EV Notes: Fisker Loses a Deal as Lucid Receives a Lifeline

March 27, 2024
Canoo also completed its purchase of assets from failed start-up Arrival.

Fisker Inc.’s potential deal with a large automotive manufacturer has fallen through, according to a filing with the U.S. Securities and Exchange Commission. While never confirmed by executives, the OEM was widely reported to be Nissan.

The breakup comes amidst a challenging time for the startup, which is rapidly running out of cash. The company, which posted a going concern notice last month, was set to receive a $150 million cash infusion from an existing investor. Closing that deal was contingent on the negotiations being ongoing, however executives are looking into asking to waive the closing condition or altering the terms of the deal.

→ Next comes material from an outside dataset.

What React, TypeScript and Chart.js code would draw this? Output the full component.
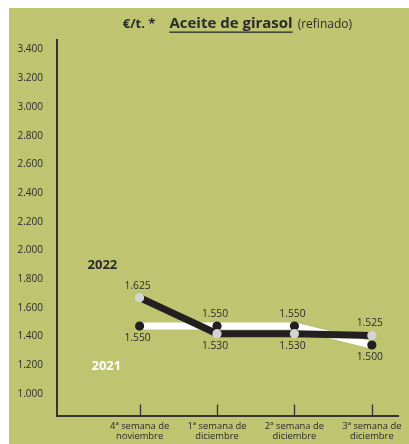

In addition, Fisker said in the filing that it is seeking “strategic alternatives” to raise the needed money, such as restructuring, repurchases, and potential asset sales. For now, trading shares of the company has been halted and executives intend to have investors vote on a reverse stock-split proposal on April 24.

Lucid’s Cash Infusion

Meanwhile, things are looking up for Lucid Group as it scored a $1 billion investment from Saudi Arabia’s Public Investment Fund (PIF) through its affiliate Ayar Third Investment Co. The firm will buy $1 billion in convertible preferred stock, which can be converted into about 280 million shares (at today’s $3.06 stock price, that conversion would net the fund $857 million, but that value could rise or fall sharply as Lucid’s stock moves). The PIF has already invested billions in Lucid and owns a 60% stake in the company.

CEO and CTO Peter Rawlinson said he and his team were “extremely pleased” by the investment, which will go towards general corporate purposes. As of December 31, 2023 the company had $4.3 billion in cash, which executives said was enough to fund Lucid into 2025.

Canoo’s Arrival Acquisition

EV van and pickup maker Canoo Inc. announced it had closed its purchase of advanced manufacturing assets from failed EV company Arrival Automotive. The purchased assets, which include robots, PLC controllers and dispensing systems, will be shipped in 20 containers to Canoo’s Oklahoma manufacturing facility.

This isn’t the first Arrival purchase Canoo has made: in January, the company announced it had purchased nearly all of Arrival’s new and like-new resources at an 80% discount. The new purchases will help expand upon Canoo’s manufacturing capabilities and lower costs for 2025 production as it transitions to automated processes. According to the release, purchase lead times will be shortened 40%, capital expenditures will be reduced 20%, with lower unit costs to follow.